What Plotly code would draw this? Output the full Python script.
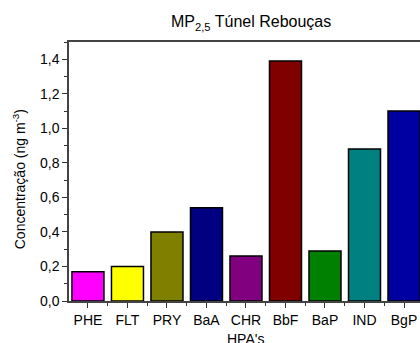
import plotly.graph_objects as go

categories = ["PHE", "FLT", "PRY", "BaA", "CHR", "BbF", "BaP", "IND", "BgP"]
values = [0.17, 0.20, 0.40, 0.54, 0.26, 1.39, 0.29, 0.88, 1.10]
colors = ["#FF00FF", "#FFFF00", "#808000", "#000080", "#800080",
          "#800000", "#008000", "#008080", "#0000A0"]
y_ticks = [0.0, 0.2, 0.4, 0.6, 0.8, 1.0, 1.2, 1.4]

xpos = list(range(len(categories)))

fig = go.Figure(go.Bar(
    x=xpos, y=values,
    marker=dict(color=colors, line=dict(color="black", width=1.5)),
    width=0.81,
))

fam = "Liberation Sans, Arial, sans-serif"
font = dict(family=fam, size=14, color="black")

fig.update_layout(
    width=420, height=343,
    margin=dict(l=69, r=0, t=42, b=42),
    paper_bgcolor="white", plot_bgcolor="white",
    separators=",.",
    font=font,
    showlegend=False,
    title=dict(text="MP<sub>2,5</sub> Túnel Rebouças", x=0.598, xanchor="center",
               y=0.937, yanchor="middle", font=dict(size=16, family=fam, color="black")),
    annotations=[
        dict(text="Concentração (ng m<sup>-3</sup>)", textangle=-90,
             xref="paper", yref="paper", x=-0.1425, y=0.47,
             xanchor="center", yanchor="middle", showarrow=False,
             font=dict(size=14, family=fam, color="black")),
        dict(text="HPA's", xref="paper", yref="paper", x=0.504, y=-0.108,
             xanchor="center", yanchor="top", showarrow=False,
             font=dict(size=14, family=fam, color="black")),
    ],
)

fig.update_xaxes(
    range=[-0.48, 8.405],
    tickmode="array", tickvals=xpos, ticktext=categories,
    showline=True, linecolor="#444", linewidth=1.5, mirror=True,
    ticks="outside", ticklen=5, tickcolor="#333", tickwidth=1,
    minor=dict(tick0=0.5, dtick=1, ticks="outside", ticklen=3, tickcolor="#333"),
    showgrid=False, zeroline=False,
    tickfont=dict(size=14),
)

fig.update_yaxes(
    range=[0, 1.5],
    tickmode="array", tickvals=y_ticks, tickformat=".1f",
    showline=True, linecolor="#444", linewidth=1.5, mirror=False,
    ticks="outside", ticklen=5, tickcolor="#333", tickwidth=1,
    minor=dict(tick0=0.1, dtick=0.2, ticks="outside", ticklen=3, tickcolor="#333"),
    showgrid=False, zeroline=False,
    tickfont=dict(size=14),
)

fig.write_html("out.html", config={"displayModeBar": False},
               post_script="document.body.style.margin='0';document.body.style.overflow='hidden';")
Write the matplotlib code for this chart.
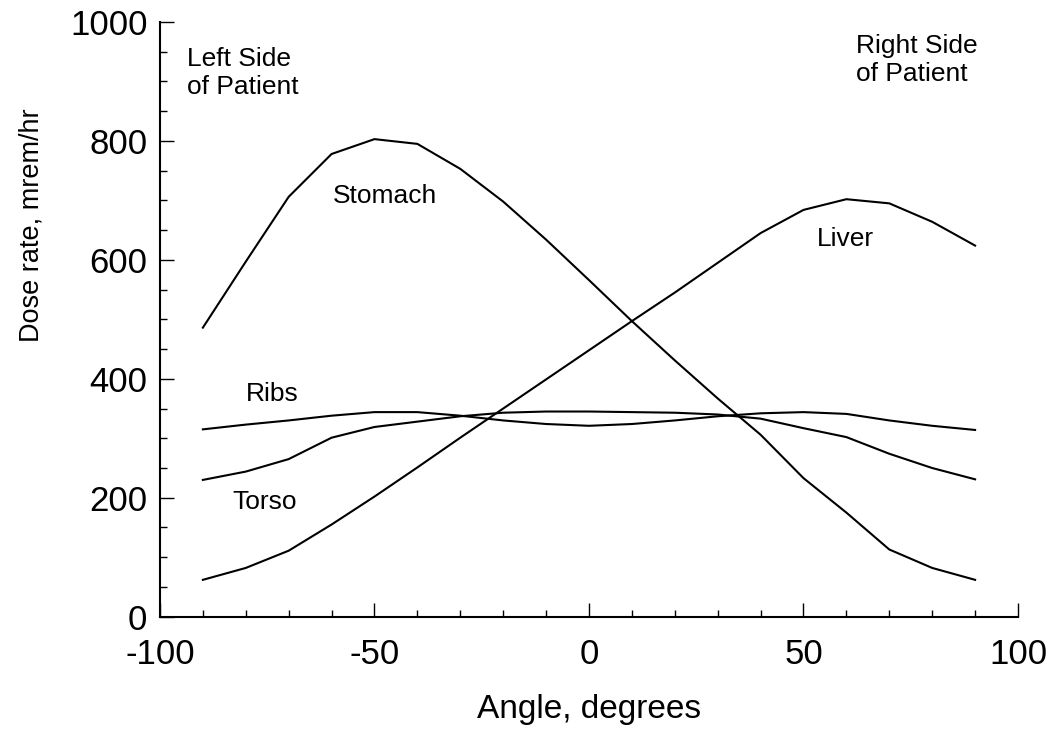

§ Exercise description
Figure out how many lines of the data above include "this", then give the number and nothing more.

§ Task solution
2